WISCIENCE, the Wisconsin Institute for Science Education and Community Engagement
WISCIENCE has a history that dates back to 1988/89 with the founding of the Center for Biology Education, a cross-campus unit within the Provost's office focusing in improving biology education. It has gone through multiple transformations over the years in response to campus needs but has always remained a cross-campus unit, serving the entire university as well as the surrounding community. In 2004/05, the Center became the core entity from which the Institute for Cross-College Biology Education was created. The Institute was an experiment to combine several biology-related programs whose audiences went beyond any single school/college. In 2013/14, a review of the Institute and its largest academic program found that although the experiment had been very successful in some areas, the Institute needed changes. Responsibility for academic programs like undergraduate majors and course sequences was reassigned to units within schools/colleges.
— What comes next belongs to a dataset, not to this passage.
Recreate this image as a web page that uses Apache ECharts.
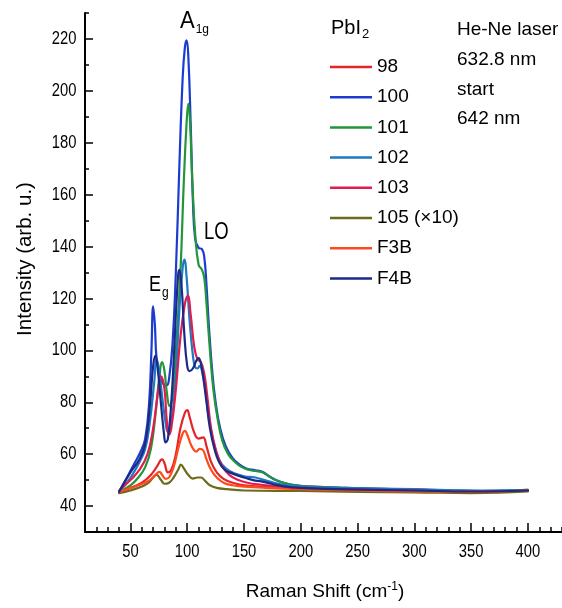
<!DOCTYPE html>
<html>
<head>
<meta charset="utf-8">
<script src="https://cdn.jsdelivr.net/npm/echarts@6/dist/echarts.min.js"></script>
<style>
html,body{margin:0;padding:0;background:#fff}
#chart{width:562px;height:608px}
</style>
</head>
<body>
<div id="chart"></div>
<script>
// Raman spectra of PbI2 samples: [shift (cm-1), intensity (arb. u.)]
const s98 = [[40,45.5],[50,47],[60,49],[68,52],[73,55],[78,58],[80,56.5],[83,53],[86,54],[90,60],[94,70],[98,76],[100,77],[102,74.5],[106,68.5],[110,66],[114,66.5],[117,63],[121,57],[126,53],[132,50.5],[140,49],[150,48],[165,47.5],[185,47],[210,46.5],[260,46],[320,45.6],[360,45.6],[400,46]];
const s100 = [[40,45.5],[47,51],[53,56],[59,61],[63,66],[66.5,80],[68.5,100],[70,117],[71.5,110],[73,97],[76,90],[79,87],[82,86.5],[84,89],[87,102],[90,130],[93,170],[96,205],[98,217],[99.5,219.5],[101,213],[103,188],[105,158],[107,143],[110,139.5],[113,139],[115,136],[117,125],[119,110],[122,92],[125,80],[129,70],[134,63],[140,58.5],[146,56],[152,54.5],[160,53.8],[166,53.2],[172,51.5],[178,50],[186,48.8],[196,48],[210,47.5],[240,47],[280,46.5],[330,46],[360,45.8],[400,46.2]];
const s101 = [[40,45.5],[50,48],[57,51],[63,55],[68,62],[72,75],[75,88],[78,95.5],[80,92],[82,84],[84.5,78.5],[87,82],[90,100],[94,130],[97,165],[99.5,188],[101,195],[102.5,188],[104.5,165],[107,145],[110,133],[113,131],[115,128],[117,118],[120,100],[123,85],[127,73],[131,65],[136,60],[142,57],[148,55],[154,54],[160,53.5],[166,53],[172,51.5],[178,50],[185,49],[195,48],[210,47.5],[240,47],[280,46.5],[330,46],[360,45.7],[400,46.2]];
const s102 = [[40,45.5],[47,49],[53,53],[58,57],[63,62],[67,72],[71,88],[73,96.5],[75,93],[78,82],[81,72],[83,68.5],[86,72],[90,90],[93,115],[96,132],[97.5,135],[99.5,128],[102,112],[105,98],[107,93.5],[109,93],[111,94],[113,92],[116,85],[119,74],[123,65],[128,58],[134,54.5],[142,52.5],[150,51.5],[160,51],[168,50],[176,49],[188,48],[200,47.5],[230,47],[300,46.5],[350,46],[400,46]];
const s103 = [[40,46],[50,50],[58,54],[65,60],[70,70],[74,83],[77,90],[80,85],[82,73],[84,67.5],[86,70],[90,85],[94,105],[98,118],[100.5,121],[103,114],[106,102],[109,96.5],[112,95.5],[115,91],[118,81],[121,70],[125,62],[130,56],[137,52],[145,50],[155,48.8],[165,48.2],[180,47.6],[200,47],[230,46.5],[300,46],[350,45.6],[400,46]];
const s105 = [[40,45],[50,46],[60,47.5],[66,49],[70,51],[73,52],[77,50],[80,48.6],[84,49],[88,51],[92,54],[94.5,56],[97,54.5],[101,52],[105,50.6],[109,51],[112,51],[116,49.6],[120,48],[126,47],[135,46.5],[150,46],[200,45.8],[250,45.5],[300,45.3],[350,45],[400,45.6]];
const sF3B = [[40,45.5],[50,47],[60,48.5],[67,50],[72,52],[75.5,53.2],[78,52],[81,50.5],[84,51],[88,55],[92,62],[96,68],[98,69],[100,67.5],[104,63],[108,61],[111,62],[114,61.5],[117,58],[121,54],[126,51],[132,49],[140,48],[150,47.5],[170,47],[200,46.5],[250,46],[300,45.6],[350,45.5],[400,46]];
const sF4B = [[40,45.5],[50,53],[58,58],[63,64],[67,78],[70,94],[72,98],[74,93],[77,79],[79.5,68],[81,64.5],[83,66],[86,80],[88.5,100],[91,122],[93,131],[95,125],[97.5,106],[100,94],[102,92],[105,93],[108,96],[110,97],[112,95],[114,90],[117,80],[120,70],[124,62],[128,57],[133,54],[140,52.5],[150,51],[158,50],[166,49.4],[175,48.5],[185,47.6],[200,47],[230,46.5],[300,46],[350,45.6],[400,46]];

const seriesNames = ['98', '100', '101', '102', '103', '105 (\u00d710)', 'F3B', 'F4B'];
const seriesData = [s98, s100, s101, s102, s103, s105, sF3B, sF4B];
const seriesColors = ['#e4232a', '#1c3ccf', '#23953a', '#1e78c2', '#e01e4e', '#6d6a1c', '#ff4a1c', '#1b2a86'];

// axis tick labels
const xTickValues = [50, 100, 150, 200, 250, 300, 350, 400];
const yTickValues = [40, 60, 80, 100, 120, 140, 160, 180, 200, 220];

const xMinor = [];
for (let v = 20; v <= 430; v += 10) xMinor.push(v);
const yMinor = [];
for (let v = 30; v <= 230; v += 10) yMinor.push(v);

const FONT = "'Liberation Sans', Arial, Helvetica, sans-serif";
const INK = '#000';
const chart = echarts.init(document.getElementById('chart'), null, {renderer: 'canvas'});

const graphics = [
  {
    type: 'text', position: [25, 259], rotation: Math.PI / 2,
    style: {text: 'Intensity (arb. u.)', fontFamily: FONT, fontSize: 20.5, fill: INK, align: 'center', verticalAlign: 'middle'}
  },
  {
    type: 'text', position: [325, 592],
    style: {
      text: 'Raman Shift (cm{sup|-1})',
      rich: {sup: {fontSize: 12, verticalAlign: 'top', padding: [0, 0, 10, 0], fontFamily: FONT, fill: INK}},
      fontFamily: FONT, fontSize: 19, fill: INK, align: 'center', verticalAlign: 'middle'
    }
  },
  {
    type: 'text', position: [331, 28],
    style: {
      text: 'PbI{sub|2}',
      rich: {sub: {fontSize: 13, padding: [12, 0, 0, 1], fontFamily: FONT, fill: INK}},
      fontFamily: FONT, fontSize: 20, fill: INK, align: 'left', verticalAlign: 'middle'
    }
  },
  {type: 'text', position: [457, 30], style: {text: 'He-Ne laser', fontFamily: FONT, fontSize: 19, fill: INK, verticalAlign: 'middle'}},
  {type: 'text', position: [457, 60], style: {text: '632.8 nm', fontFamily: FONT, fontSize: 19, fill: INK, verticalAlign: 'middle'}},
  {type: 'text', position: [457, 90], style: {text: 'start', fontFamily: FONT, fontSize: 19, fill: INK, verticalAlign: 'middle'}},
  {type: 'text', position: [457, 119], style: {text: '642 nm', fontFamily: FONT, fontSize: 19, fill: INK, verticalAlign: 'middle'}},
  {
    type: 'text', position: [180, 21], scaleY: 1.12,
    style: {
      text: 'A{sub|1g}',
      rich: {sub: {fontSize: 12, padding: [14, 0, 0, 1], fontFamily: FONT, fill: INK}},
      fontFamily: FONT, fontSize: 22, fill: INK, align: 'left', verticalAlign: 'middle'
    }
  },
  {type: 'text', position: [204, 233], scaleY: 1.25, style: {text: 'LO', fontFamily: FONT, fontSize: 18.5, fill: INK, verticalAlign: 'middle'}},
  {
    type: 'text', position: [149, 285], scaleY: 1.18,
    style: {
      text: 'E{sub|g}',
      rich: {sub: {fontSize: 12, padding: [14, 0, 0, 1], fontFamily: FONT, fill: INK}},
      fontFamily: FONT, fontSize: 18, fill: INK, align: 'left', verticalAlign: 'middle'
    }
  }
];

const option = {
  backgroundColor: '#ffffff',
  animation: false,
  grid: {left: 85, right: 0, top: 13, bottom: 76, containLabel: false},
  legend: {
    data: seriesNames,
    orient: 'vertical',
    left: 330,
    top: 56,
    padding: 0,
    icon: 'rect',
    itemWidth: 42,
    itemHeight: 2.5,
    itemGap: 8.2,
    textStyle: {fontFamily: FONT, fontSize: 19, color: INK, lineHeight: 22},
    selectedMode: false
  },
  xAxis: [
    {
      type: 'value', min: 10, max: 430, position: 'bottom',
      axisLine: {show: true, onZero: false, lineStyle: {color: '#000', width: 2}},
      axisTick: {show: true, inside: true, length: 9, lineStyle: {color: '#000', width: 1.5}, customValues: xTickValues},
      axisLabel: {show: false},
      splitLine: {show: false}
    },
    {
      type: 'value', min: 10, max: 430, position: 'bottom',
      axisLine: {show: false},
      axisTick: {show: true, inside: true, length: 5, lineStyle: {color: '#000', width: 1.5}, customValues: xMinor},
      axisLabel: {show: false},
      splitLine: {show: false}
    }
  ],
  yAxis: [
    {
      type: 'value', min: 30, max: 230, position: 'left',
      axisLine: {show: true, onZero: false, lineStyle: {color: '#000', width: 2}},
      axisTick: {show: true, inside: true, length: 8, lineStyle: {color: '#000', width: 1.5}, customValues: yTickValues},
      axisLabel: {show: false},
      splitLine: {show: false}
    },
    {
      type: 'value', min: 30, max: 230, position: 'left',
      axisLine: {show: false},
      axisTick: {show: true, inside: true, length: 4, lineStyle: {color: '#000', width: 1.5}, customValues: yMinor},
      axisLabel: {show: false},
      splitLine: {show: false}
    }
  ],
  series: seriesNames.map((name, i) => ({
    name: name,
    type: 'line',
    data: seriesData[i],
    xAxisIndex: 0,
    yAxisIndex: 0,
    showSymbol: false,
    smooth: 0.45,
    color: seriesColors[i],
    lineStyle: {width: 2.2, color: seriesColors[i], join: 'round', cap: 'round'},
    z: 3
  })),
  graphic: graphics
};

chart.setOption(option);

// Tick labels in a condensed face, placed at the axis positions given by the chart's own scales
const tickLabelStyle = {fontFamily: FONT, fontSize: 18.5, fill: INK, verticalAlign: 'middle'};
const tickLabels = [];
xTickValues.forEach(v => {
  const p = chart.convertToPixel({gridIndex: 0}, [v, 30]);
  tickLabels.push({
    type: 'text', x: p[0], y: p[1] + 20, scaleX: 0.8,
    style: Object.assign({text: String(v), align: 'center'}, tickLabelStyle)
  });
});
yTickValues.forEach(v => {
  const p = chart.convertToPixel({gridIndex: 0}, [10, v]);
  tickLabels.push({
    type: 'text', x: p[0] - 8.5, y: p[1], scaleX: 0.8,
    style: Object.assign({text: String(v), align: 'right'}, tickLabelStyle)
  });
});
chart.setOption({graphic: graphics.concat(tickLabels)});
</script>
</body>
</html>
The core programs and initiatives that had grown from the original Center for Biology Education were recognized as making significant contributions, particularly with regard to facilitating cross-campus collaboration and expanding access to science education for groups underrepresented in science. To support further development of this work, the mission was expanded beyond the biological sciences to all of the natural sciences. To match the mission, the name was changed to WISCIENCE, the Wisconsin Institute for Science Education and Community Engagement.
In addition to its own portfolio of programs and courses, WISCIENCE campus collaborations over the years have made a significant impact—for example, WISCIENCE helped initiate the Undergraduate Symposium, NSF Broader Impacts workshops, and First-Year Interest Groups in biology (BIGs). WISCIENCE initiated the collaborative creation of the Biological Sciences Course Guide, which became the model for the current online catalog for all courses, and was instrumental in the creation of the cross-college Biology Major and the Digital Media Center. WISCIENCE staff also designed and coordinated the science portion of the PEOPLE program.
The Center for Biology Education
The unit that formed the original core of what is now WISCIENCE was the Center for Biology Education, founded in 1988/89 with funding from the University of Wisconsin and the Howard Hughes Medical Institute (HHMI) to foster collaborative education initiatives across the UW-Madison campus and to improve biology education at all levels. The Center's role was to:
- Encourage faculty, future faculty and staff to develop innovative teaching methods and instructional resources<
- Help to translate the excitement of research into classrooms
- Facilitate faculty participation in outreach
- Promote interdisciplinary activities
- Increase the participation of underrepresented groups in the biological sciences
- Coordinate, nurture, and help to fund education initiatives
The Institute for Biology Education
The Institute for Biology Education was formed in 2004/05, largely as a response to the Susman Report (see below). It brought together the Center for Biology Education, three bioscience majors that did not have departmental homes (Biology, Molecular Biology, and Biological Aspects of Conservation), and two introductory biology course sequences (the Biology 151/152 courses and the Biocore honors program). It was originally named the Institute for Cross-College Biology Education because of the cross-campus nature of many of its programs. The name was changed in 2011 to the Institute for Biology Education to better reflect its entire mission, both across campus and beyond.
Several other programs that were originally located in other campus units also found homes at the Institute:
- The Wisconsin Teacher Enhancement Program, a professional development program for K-12 educators that was founded by Professor Raymond Kessel in the 1990's, joined the Institute in 2007.
- The Wisconsin Program for Scientific Teaching and its core Teaching Fellows program were founded by Jo Handelsman in 2003 and became part of the Institute in 2010.
A major grant from the Howard Hughes Medical Institute in 2010 allowed an expansion of programming for first-year students in the biological sciences.